* start *
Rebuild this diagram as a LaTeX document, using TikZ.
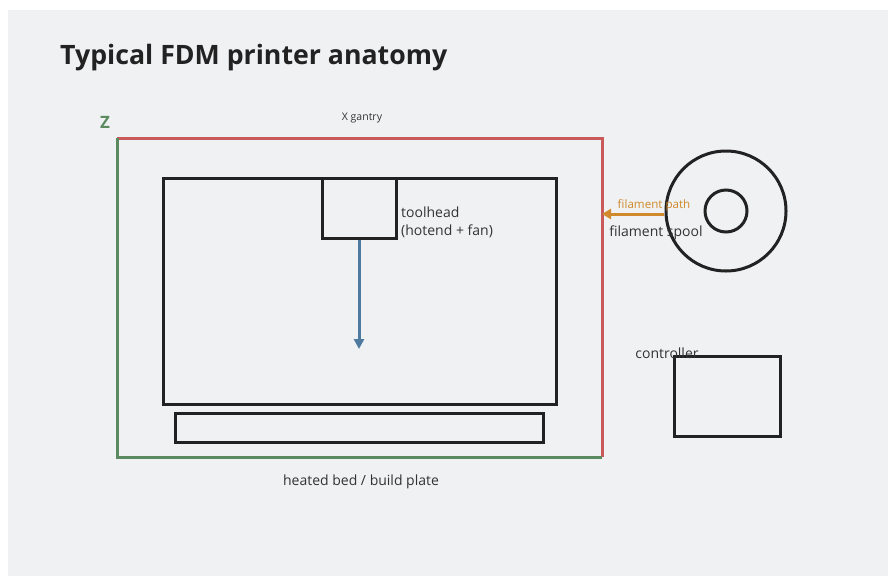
\documentclass[tikz,border=0pt]{standalone}
\usepackage{fontspec}
\setmainfont{Open Sans}
\usetikzlibrary{arrows.meta}
\definecolor{bg}{HTML}{F0F1F3}
\definecolor{ink}{HTML}{222222}
\definecolor{txt}{HTML}{333333}
\definecolor{gantry}{HTML}{C85A5A}
\definecolor{zaxis}{HTML}{5A8A5E}
\definecolor{move}{HTML}{4F7AA0}
\definecolor{fil}{HTML}{D08A2C}
\tikzset{
  part/.style={draw=ink, line width=3pt, fill=none},
  lbl/.style={text=txt, font=\fontsize{14}{18}\selectfont, inner sep=0pt},
}
\begin{document}
\begin{tikzpicture}[x=1pt,y=-1pt]
\useasboundingbox (0,0) rectangle (888,576);
\fill[bg] (8,10) rectangle (888,576);
% title
\node[anchor=base west, inner sep=0pt, text=ink, font=\bfseries\fontsize{26.7}{30}\selectfont] (title) at (60,64) {Typical FDM printer anatomy};
% frame axes
\coordinate (tl) at (117,138);
\coordinate (tr) at (602,138);
\coordinate (br) at (602,457);
\coordinate (bl) at (117,457);
\draw[gantry, line width=3pt] (tl) -- (tr) -- (br);
\draw[zaxis, line width=3pt] (tl) -- (bl) -- (br);
\node[text=zaxis, font=\bfseries\fontsize{17}{19}\selectfont, inner sep=0pt] (z) at (105,122) {Z};
\node[text=txt, font=\fontsize{10.5}{12}\selectfont, inner sep=0pt] (xg) at (362,118) {X gantry};
% build volume
\node[part, minimum width=393pt, minimum height=226pt, inner sep=0pt] (vol) at (359.5,291) {};
% toolhead
\node[part, minimum width=74pt, minimum height=60pt, inner sep=0pt] (tool) at (359,208) {};
\node[lbl, anchor=north west, align=left] (toollbl) at (401,207) {toolhead\\(hotend + fan)};
\coordinate (zdown) at (359,349);
\draw[move, line width=3pt, -{Triangle[width=10pt,length=10pt]}] (tool.south) -- (zdown);
% bed
\node[part, minimum width=368pt, minimum height=29pt, inner sep=0pt] (bed) at (359,427.5) {};
\node[lbl] (bedlbl) at (361,481.5) {heated bed / build plate};
% spool
\node[part, circle, minimum size=120pt, inner sep=0pt] (spool) at (726,211) {};
\node[part, circle, minimum size=42pt, inner sep=0pt] (hub) at (726,211) {};
\coordinate (filstart) at (664,214);
\coordinate (filend) at (602,214);
\draw[fil, line width=3pt, -{Triangle[width=10pt,length=9pt]}] (filstart) -- (filend);
\node[text=fil, font=\fontsize{11.6}{13}\selectfont, inner sep=0pt] (fillbl) at (654,205) {filament path};
\node[lbl] (spoollbl) at (656,232.5) {filament spool};
% controller
\node[part, minimum width=106pt, minimum height=80pt, inner sep=0pt] (ctrl) at (727,396) {};
\node[lbl] (ctrllbl) at (667,353) {controller};
\end{tikzpicture}
\end{document}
* end *
> [The task]: Copy the listing in full and without alteration, omitting every picture.

> [Reply to the task]:
Rebuild this diagram as a LaTeX document, using TikZ.
\documentclass[tikz,border=0pt]{standalone}
\usepackage{fontspec}
\setmainfont{Open Sans}
\usetikzlibrary{arrows.meta}
\definecolor{bg}{HTML}{F0F1F3}
\definecolor{ink}{HTML}{222222}
\definecolor{txt}{HTML}{333333}
\definecolor{gantry}{HTML}{C85A5A}
\definecolor{zaxis}{HTML}{5A8A5E}
\definecolor{move}{HTML}{4F7AA0}
\definecolor{fil}{HTML}{D08A2C}
\tikzset{
  part/.style={draw=ink, line width=3pt, fill=none},
  lbl/.style={text=txt, font=\fontsize{14}{18}\selectfont, inner sep=0pt},
}
\begin{document}
\begin{tikzpicture}[x=1pt,y=-1pt]
\useasboundingbox (0,0) rectangle (888,576);
\fill[bg] (8,10) rectangle (888,576);
% title
\node[anchor=base west, inner sep=0pt, text=ink, font=\bfseries\fontsize{26.7}{30}\selectfont] (title) at (60,64) {Typical FDM printer anatomy};
% frame axes
\coordinate (tl) at (117,138);
\coordinate (tr) at (602,138);
\coordinate (br) at (602,457);
\coordinate (bl) at (117,457);
\draw[gantry, line width=3pt] (tl) -- (tr) -- (br);
\draw[zaxis, line width=3pt] (tl) -- (bl) -- (br);
\node[text=zaxis, font=\bfseries\fontsize{17}{19}\selectfont, inner sep=0pt] (z) at (105,122) {Z};
\node[text=txt, font=\fontsize{10.5}{12}\selectfont, inner sep=0pt] (xg) at (362,118) {X gantry};
% build volume
\node[part, minimum width=393pt, minimum height=226pt, inner sep=0pt] (vol) at (359.5,291) {};
% toolhead
\node[part, minimum width=74pt, minimum height=60pt, inner sep=0pt] (tool) at (359,208) {};
\node[lbl, anchor=north west, align=left] (toollbl) at (401,207) {toolhead\\(hotend + fan)};
\coordinate (zdown) at (359,349);
\draw[move, line width=3pt, -{Triangle[width=10pt,length=10pt]}] (tool.south) -- (zdown);
% bed
\node[part, minimum width=368pt, minimum height=29pt, inner sep=0pt] (bed) at (359,427.5) {};
\node[lbl] (bedlbl) at (361,481.5) {heated bed / build plate};
% spool
\node[part, circle, minimum size=120pt, inner sep=0pt] (spool) at (726,211) {};
\node[part, circle, minimum size=42pt, inner sep=0pt] (hub) at (726,211) {};
\coordinate (filstart) at (664,214);
\coordinate (filend) at (602,214);
\draw[fil, line width=3pt, -{Triangle[width=10pt,length=9pt]}] (filstart) -- (filend);
\node[text=fil, font=\fontsize{11.6}{13}\selectfont, inner sep=0pt] (fillbl) at (654,205) {filament path};
\node[lbl] (spoollbl) at (656,232.5) {filament spool};
% controller
\node[part, minimum width=106pt, minimum height=80pt, inner sep=0pt] (ctrl) at (727,396) {};
\node[lbl] (ctrllbl) at (667,353) {controller};
\end{tikzpicture}
\end{document}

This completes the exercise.